Is Value Addition the Solution to Income Insecurity facing Kenyan Smallholder Farmers?

Among the various challenges Kenyan smallholder farmers continue to face are decreased productivity and limited market participation, which are attributed directly and indirectly to increased land fragmentation that has left households with very little pieces of cultivable lands, reduced soil fertility, changing rainfall patterns and amounts and high input costs that result in the use of low quality seeds and limited fertilizer use, lack of mechanization and post-harvest losses for farmers dealing with highly perishable products.

Value addition has been widely recognized as an important solution that can help these households reduce post-harvest, losses boost their financial position, withstand adversities and strengthen their resilience with the tightening economic ropes. Through the 2005- 2009 Strategic Plan, the Kenyan government recognized that efforts to incorporate more value addition technologies in agricultural value chain systems is the single most important strategy to enabling the sector to keep pace, compete effectively, and fetch better product prices in the local, regional and international markets. The Vision 2030 also considers promotion of value addition at household and community level through trainings and adoption of production technologies as important growth drivers and poverty eradicators.
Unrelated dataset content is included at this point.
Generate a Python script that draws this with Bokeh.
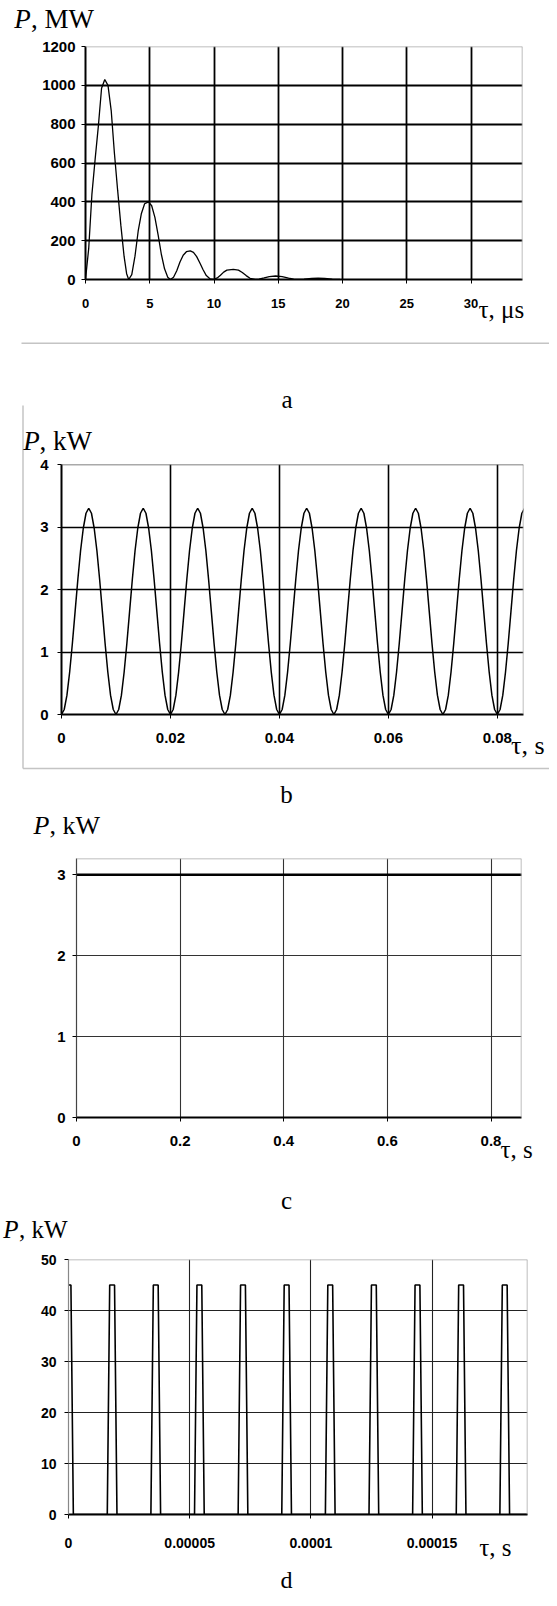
from bokeh.plotting import figure
from bokeh.models import Label, FixedTicker, NumeralTickFormatter, Range1d, Span
from bokeh.embed import file_html
from bokeh.resources import INLINE

# ---------------- data ----------------
# panel a: tau (microseconds) vs P (MW)
t_a = [0, 0.25, 0.5, 0.75, 1.0, 1.25, 1.5, 1.75, 2.0, 2.25, 2.5, 2.75, 3.0, 3.2, 3.36,
       3.6, 3.85, 4.1, 4.35, 4.6, 4.9, 5.15, 5.4, 5.65, 5.9, 6.15, 6.4, 6.6,
       6.85, 7.1, 7.35, 7.6, 7.85, 8.15, 8.4, 8.65, 8.9, 9.15, 9.4, 9.7, 9.95,
       10.25, 10.5, 10.75, 11.0, 11.5, 11.9, 12.2, 12.5, 12.8, 13.2,
       13.5, 13.9, 14.3, 14.8, 15.3, 15.8, 16.2, 16.5,
       17.0, 17.6, 18.1, 18.6, 19.2, 19.8]
p_a = [0, 160, 440, 620, 790, 985, 1030, 1000, 870, 650, 460, 280, 120, 30, 0,
       25, 120, 250, 340, 390, 400, 380, 320, 230, 130, 55, 12, 0,
       12, 45, 90, 125, 143, 147, 140, 118, 85, 50, 20, 3, 0,
       8, 22, 38, 48, 52, 48, 36, 20, 6, 0,
       2, 8, 15, 18, 15, 7, 2, 0,
       2, 6, 7, 6, 2, 0]
xticks_a = [0, 5, 10, 15, 20, 25, 30]
yticks_a = [0, 200, 400, 600, 800, 1000, 1200]

# panel b: tau (s) sampled every 0.0005 s vs P (kW)
t_step_b = 0.0005
p_b = [0.00, 0.08, 0.31, 0.68, 1.14, 1.65, 2.16, 2.62, 2.98, 3.22, 3.30, 3.22, 2.98, 2.62, 2.16, 1.65, 1.14, 0.68, 0.31, 0.08,
       0.00, 0.08, 0.31, 0.68, 1.14, 1.65, 2.16, 2.62, 2.98, 3.22, 3.30, 3.22, 2.98, 2.62, 2.16, 1.65, 1.14, 0.68, 0.31, 0.08,
       0.00, 0.08, 0.31, 0.68, 1.14, 1.65, 2.16, 2.62, 2.98, 3.22, 3.30, 3.22, 2.98, 2.62, 2.16, 1.65, 1.14, 0.68, 0.31, 0.08,
       0.00, 0.08, 0.31, 0.68, 1.14, 1.65, 2.16, 2.62, 2.98, 3.22, 3.30, 3.22, 2.98, 2.62, 2.16, 1.65, 1.14, 0.68, 0.31, 0.08,
       0.00, 0.08, 0.31, 0.68, 1.14, 1.65, 2.16, 2.62, 2.98, 3.22, 3.30, 3.22, 2.98, 2.62, 2.16, 1.65, 1.14, 0.68, 0.31, 0.08,
       0.00, 0.08, 0.31, 0.68, 1.14, 1.65, 2.16, 2.62, 2.98, 3.22, 3.30, 3.22, 2.98, 2.62, 2.16, 1.65, 1.14, 0.68, 0.31, 0.08,
       0.00, 0.08, 0.31, 0.68, 1.14, 1.65, 2.16, 2.62, 2.98, 3.22, 3.30, 3.22, 2.98, 2.62, 2.16, 1.65, 1.14, 0.68, 0.31, 0.08,
       0.00, 0.08, 0.31, 0.68, 1.14, 1.65, 2.16, 2.62, 2.98, 3.22, 3.30, 3.22, 2.98, 2.62, 2.16, 1.65, 1.14, 0.68, 0.31, 0.08,
       0.00, 0.08, 0.31, 0.68, 1.14, 1.65, 2.16, 2.62, 2.98, 3.22, 3.30]
t_b = [i * t_step_b for i in range(len(p_b))]
xticks_b = [0, 0.02, 0.04, 0.06, 0.08]
yticks_b = [0, 1, 2, 3, 4]

# panel c: constant power
t_c = [0, 0.87]
p_c = [3, 3]
xticks_c = [0, 0.2, 0.4, 0.6, 0.8]
yticks_c = [0, 1, 2, 3]

# panel d: pulses (s) vs P (kW)
t_d = [0, 0.1e-5, 0.2e-5,
       1.6e-5, 1.7e-5, 1.9e-5, 2.0e-5,
       3.4e-5, 3.5e-5, 3.7e-5, 3.8e-5,
       5.2e-5, 5.3e-5, 5.5e-5, 5.6e-5,
       7.0e-5, 7.1e-5, 7.3e-5, 7.4e-5,
       8.8e-5, 8.9e-5, 9.1e-5, 9.2e-5,
       10.6e-5, 10.7e-5, 10.9e-5, 11.0e-5,
       12.4e-5, 12.5e-5, 12.7e-5, 12.8e-5,
       14.2e-5, 14.3e-5, 14.5e-5, 14.6e-5,
       16.0e-5, 16.1e-5, 16.3e-5, 16.4e-5,
       17.8e-5, 17.9e-5, 18.1e-5, 18.2e-5,
       19.2e-5]
p_d = [45, 45, 0,
       0, 45, 45, 0,
       0, 45, 45, 0,
       0, 45, 45, 0,
       0, 45, 45, 0,
       0, 45, 45, 0,
       0, 45, 45, 0,
       0, 45, 45, 0,
       0, 45, 45, 0,
       0, 45, 45, 0,
       0, 45, 45, 0,
       0]
xticks_d = [0, 0.00005, 0.0001, 0.00015]
yticks_d = [0, 10, 20, 30, 40, 50]

# ---------------- layout helpers ----------------
W = 549
H_TOTAL = 1590
OVH = H_TOTAL + 8
SERIF = "Liberation Serif"
SANS = "Liberation Sans"


def build(h, top, frame, xr, yr, xt, yt, xg, yg, xtick_size, ytick_size, xstand, ystand,
          grid_w, grid_c, xaxis_w, yaxis_w, yaxis_c, top_c):
    fl, fr, ft, fb = frame
    bl = round(fl - 8)
    fw = round(fr - fl)
    br = W - bl - fw
    bt = round(ft - top)
    fh = round(fb - ft)
    bb = h - bt - fh
    p = figure(width=W, height=h, x_range=Range1d(*xr), y_range=Range1d(*yr),
               output_backend="svg", toolbar_location=None,
               min_border_left=bl, min_border_right=br,
               min_border_top=bt, min_border_bottom=bb,
               background_fill_color="white", border_fill_color="white")
    p.outline_line_color = None
    p.xaxis.ticker = FixedTicker(ticks=xt)
    p.yaxis.ticker = FixedTicker(ticks=yt)
    for ax, size in ((p.xaxis, xtick_size), (p.yaxis, ytick_size)):
        ax.minor_tick_line_color = None
        ax.major_tick_in = 0
        ax.major_tick_out = 4
        ax.major_label_text_font = SANS
        ax.major_label_text_font_style = "bold"
        ax.major_label_text_font_size = f"{size}px"
        ax.major_label_text_color = "black"
        ax.major_tick_line_color = "black"
    p.xaxis.axis_line_width = xaxis_w
    p.xaxis.axis_line_color = "black"
    p.yaxis.axis_line_width = yaxis_w
    p.yaxis.axis_line_color = yaxis_c
    p.xaxis.major_label_standoff = xstand
    p.yaxis.major_label_standoff = ystand
    p.xgrid.ticker = FixedTicker(ticks=xg)
    p.ygrid.ticker = FixedTicker(ticks=yg)
    for g in (p.xgrid, p.ygrid):
        g.grid_line_color = grid_c
        g.grid_line_width = grid_w
    p.add_layout(Span(location=xr[1], dimension="height", line_color="#a8a8a8", line_width=1.5))
    p.add_layout(Span(location=yr[1], dimension="width", line_color=top_c, line_width=1.5))
    return p


# ---------------- panels ----------------
pa = build(402, 8, (93.4, 530.4, 53.5, 286.7), (0, 34), (0, 1200), xticks_a, yticks_a,
           [5, 10, 15, 20, 25, 30], [200, 400, 600, 800, 1000], 13, 15, 15, 6,
           1.8, "black", 2, 2, "black", "#a8a8a8")
pa.line(t_a, p_a, line_color="black", line_width=1.3)

pb = build(395, 410, (69.3, 531.8, 472, 722.3), (0, 0.0848), (0, 4), xticks_b, yticks_b,
           [0.02, 0.04, 0.06, 0.08], [1, 2, 3], 15, 15, 14, 9,
           1.6, "black", 2, 2, "black", "#555555")
pb.xaxis.formatter = NumeralTickFormatter(format="0.[00]")
pb.line(t_b, p_b, line_color="black", line_width=1.5)

pc = build(407, 805, (84.2, 529.3, 866, 1125), (0, 0.8588), (0, 3.2), xticks_c, yticks_c,
           [0.2, 0.4, 0.6, 0.8], [1, 2], 15, 15, 14, 7,
           1.1, "#333333", 1.8, 1.2, "#444444", "#a8a8a8")
pc.xaxis.formatter = NumeralTickFormatter(format="0.[0]")
pc.line(t_c, p_c, line_color="black", line_width=2.5)

pd_ = build(386, 1212, (75.7, 534.6, 1267, 1521.7), (0, 0.0001894), (0, 50), xticks_d, yticks_d,
            [0.00005, 0.0001, 0.00015], [10, 20, 30, 40], 14, 14, 19, 8,
            1.1, "#222222", 2, 1.2, "#888888", "#a8a8a8")
pd_.xaxis.formatter = NumeralTickFormatter(format="0.[00000]")
pd_.line(t_d, p_d, line_color="black", line_width=1.6)

# ---------------- transparent overlay for the texts outside the plot areas ----------------
ov = figure(width=W, height=OVH, x_range=Range1d(0, W), y_range=Range1d(0, OVH),
            x_axis_type=None, y_axis_type=None, output_backend="svg", toolbar_location=None,
            min_border=0, background_fill_alpha=0, border_fill_alpha=0)
ov.outline_line_color = None
ov.grid.visible = False
try:
    ov.margin = (-H_TOTAL, 0, -(OVH - H_TOTAL), 0)
except Exception:
    ov.styles = {"margin-top": f"-{H_TOTAL}px", "margin-bottom": f"-{OVH - H_TOTAL}px"}


def lab(px, py, text, size, style="normal", align="left"):
    ov.add_layout(Label(x=px - 8, y=OVH + 8 - py, text=text, text_font=SERIF,
                        text_font_size=f"{size}px", text_font_style=style, text_align=align,
                        text_baseline="alphabetic", text_color="black"))


def seg(a, b, color="#c4c4c4", w=1.5):
    ov.line([a[0] - 8, b[0] - 8], [OVH + 8 - a[1], OVH + 8 - b[1]],
            line_color=color, line_width=w)


# panel a texts
lab(21.7, 26, "P", 27, "italic")
lab(38.5, 26, ", MW", 27)
lab(486, 317, "τ, μs", 25)
lab(294.5, 407, "a", 25, align="center")
seg((29, 350.7), (557, 350.7))
# panel b texts
lab(30.7, 448.3, "P", 27, "italic")
lab(47, 448.3, ", kW", 27)
lab(518.6, 753, "τ, s", 26)
lab(294, 801.7, "b", 25, align="center")
seg((30.5, 413), (30.5, 776))
seg((30.5, 776), (557, 776))
# panel c texts
lab(40.9, 833, "P", 26, "italic")
lab(57, 833, ", kW", 26)
lab(508, 1156.7, "τ, s", 25)
lab(294, 1208, "c", 25, align="center")
# panel d texts
lab(10.7, 1236.7, "P", 25, "italic")
lab(26.5, 1236.7, ", kW", 25)
lab(486.7, 1555, "τ, s", 25)
lab(294, 1587, "d", 24, align="center")

# separate roots: each panel keeps its own plot area; the overlay is pulled up over them
open("out.html", "w").write(file_html([pa, pb, pc, pd_, ov], INLINE))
Adding value in agriculture entails changing a product from its original form to a state deemed more valuable in the market. It can involve simple activities like cleaning, sorting and grading of produce, and after that, selling graded products at varying price ranges depending on their quality. Other everyday examples of value addition transformations are food preservation, packaging of produce, processing Irish potatoes to chips or crisps or coconut fruit to produce oil, extracting ghee and butter from milk, and many more.

Value addition is a reliable avenue for boosting smallholder productivity, increasing marketability of farm produce, improving market access, addressing poverty and tackling the incessant issue of food insecurity. It allows farmers to sell output at much higher prices compared to the ordinary low farm gate prices they always receive whenever they sell their raw output in formal and informal markets. High revenues guaranteed when farmers choose to add value increase the chance of earnings that can be saved and spent on day-to-day household and agricultural expenses. The vast local, regional and international markets provide ready demand for value added commodities as long as they meet the quantity and quality standards.
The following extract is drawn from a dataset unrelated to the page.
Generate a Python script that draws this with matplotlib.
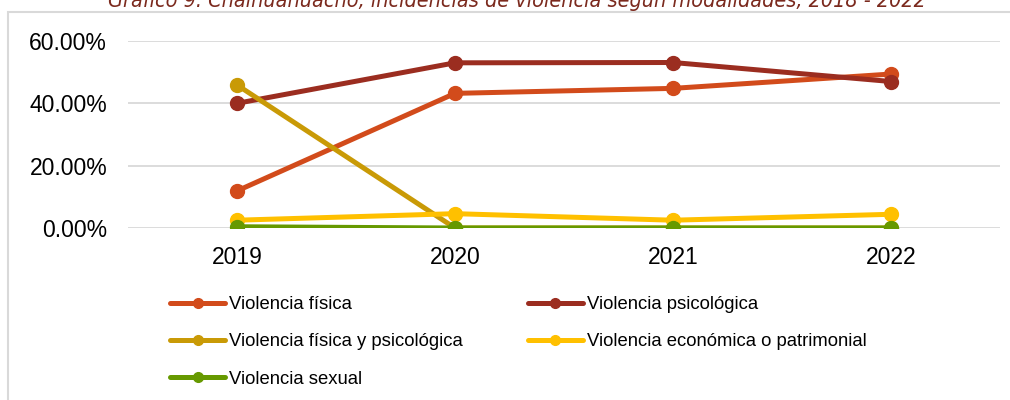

Therefore, there is a dire need to integrate smallholders in value addition markets, a process that is only achievable through three critical investments; increasing farmers’ know-how through well-designed and organized trainings, increasing funding and credit access to remove financial barriers that constrain commercialization, and rolling out plans that can guarantee access to ready markets. This need has resulted in the unveiling of multi-year long projects like the Kenya Climate Smart Agriculture Project (KCSAP) and the National Agricultural Value Chain Development Project (NAVCDP); multimillion dollar World Bank projects aimed at improving, among other areas, smallholder market participation and value addition across different value chains countrywide.